Growing close to the boy, the widow begins to wonder if she shouldn’t adopt him and take him away from this cold and austere temple life which he seems to so dislike. Her mother is against it, telling her to put the past behind her and attempt to marry again, but the widow is certain that she wants to raise Do-seong with maternal love in opposition to the head monk’s emotionless rigidity. The monk, however, is resistant, punishing Do-seong because of the grudge he bears his mother. Only when the boy’s mother turns up unexpectedly does he relent, preferring that Do-seong leave with the widow rather than with the woman who abandoned him. Do-seong’s mother wrestles with herself, longing to see her son but unsure she has the right, eventually meeting with the widow to ask her to reconsider which she of course does because she’s not someone who’d want to separate a mother and a child. But Do-seong is so excited about going to Seoul, getting a suit, and maybe going to college that his mother reconsiders and decides that perhaps it’s too late after all and Do-seong should go with the widow who can give him a much more comfortable life.

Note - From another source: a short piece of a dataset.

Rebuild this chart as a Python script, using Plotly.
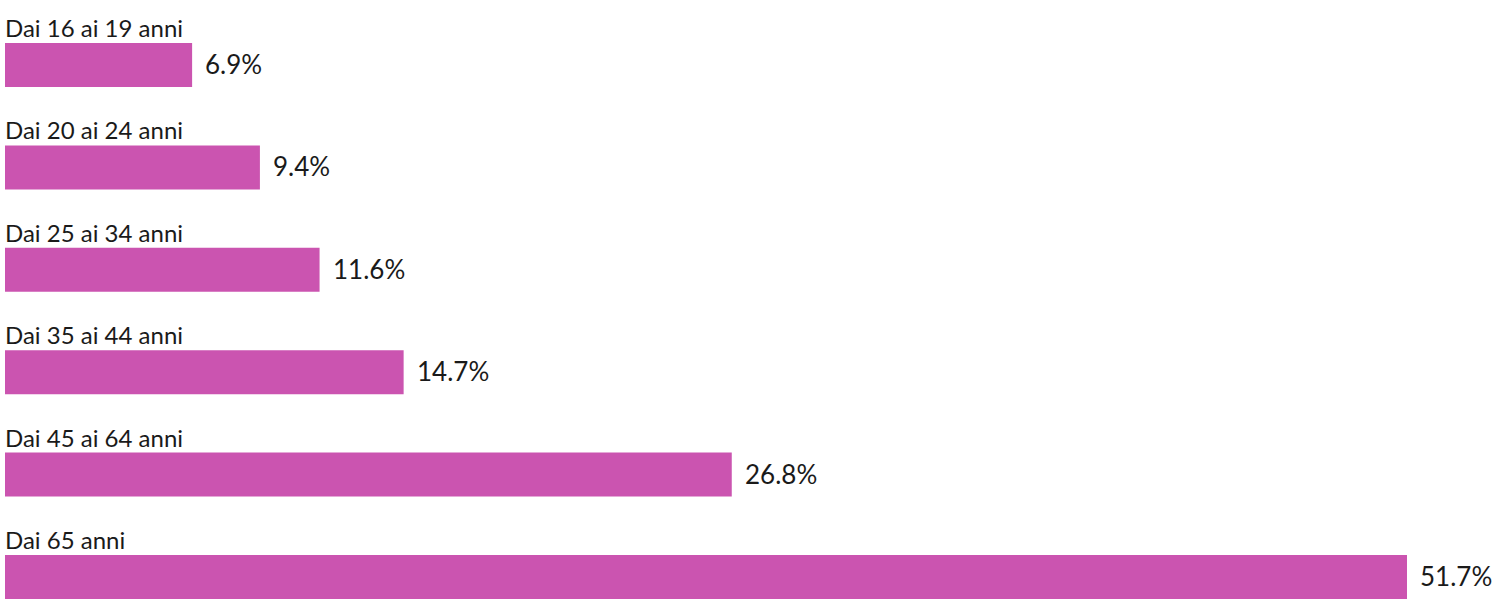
import plotly.graph_objects as go

categories = ["Dai 16 ai 19 anni", "Dai 20 ai 24 anni", "Dai 25 ai 34 anni",
              "Dai 35 ai 44 anni", "Dai 45 ai 64 anni", "Dai 65 anni"]
values = [6.9, 9.4, 11.6, 14.7, 26.8, 51.7]
value_labels = ["6.9%", "9.4%", "11.6%", "14.7%", "26.8%", "51.7%"]

positions = list(range(len(categories)))
FONT = "Lato"
COLOR = "#CB54B0"
BAR_W = 0.43

fig = go.Figure(go.Bar(
    x=values, y=positions, orientation="h",
    marker=dict(color=COLOR, line=dict(width=0)),
    width=BAR_W, hoverinfo="skip",
))

annotations = []
for p, cat, v, lab in zip(positions, categories, values, value_labels):
    annotations.append(dict(
        x=0, xref="x", y=p - BAR_W / 2, yref="y", text=cat,
        xanchor="left", yanchor="bottom", showarrow=False, xshift=-2, yshift=-1,
        font=dict(family=FONT, size=24, color="#1a1a1a"),
    ))
    annotations.append(dict(
        x=v, xref="x", y=p, yref="y", text=lab,
        xanchor="left", yanchor="middle", showarrow=False, xshift=11, yshift=1,
        font=dict(family=FONT, size=26, color="#1a1a1a"),
    ))

fig.update_layout(
    width=1500, height=616,
    margin=dict(l=5, r=93, t=0, b=0),
    paper_bgcolor="white", plot_bgcolor="white",
    showlegend=False,
    xaxis=dict(range=[0, 51.7], visible=False, fixedrange=True),
    yaxis=dict(range=[5.381, -0.635], visible=False, fixedrange=True),
    annotations=annotations,
)

fig.write_html("out.html", config={"displayModeBar": False},
               post_script="document.body.style.margin='0';")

As if to prove the head monk right, however, karma catches up with Do-seong when it’s discovered that he too killed one of the birds hoping to make a fancy feather fan like the widow’s for his mother in case she ever came back. The widow’s mother is scandalised, not wanting to bring a killer into her home, while the head monk revokes his permission in certainty that Do-seong is “bad”, filled with the sins of his mother, and in need of further correction. The widow disagrees and points out that he must miss his mother very much to have done something like that for her and what he needs is a mother’s love, not the cold cruelty of the monk’s emotionless asceticism. As the servants point out however, “we can’t do anything about our fate, we all have to live and die according to our lot”. There’s not much the widow can do other than promise to try again later.
One of the other monks had tried to comfort the widow and her mother by reassuring them that it’s all because of karma, which seems like an inappropriate thing to say to a woman who’s lost a child no matter how sincerely it’s meant. The head monk also tells Do-seong that he’s bad because he’s got bad karma, but perhaps that’s not something he really needs to believe. Overhearing that his mother had returned and tried to see him but was prevented, he takes his fate into his own hands, striking out alone towards the city and an end to his loneliness in claiming his birthright as a beloved son in a world unburdened by moral austerity.
A Hometown in Heart is available on DVD from the Korean Film Archive in a set which also includes a bilingual booklet featuring essays by film critic Kim Jong-won and KOFA Film Conservation Center manager Jang Gwang-heon.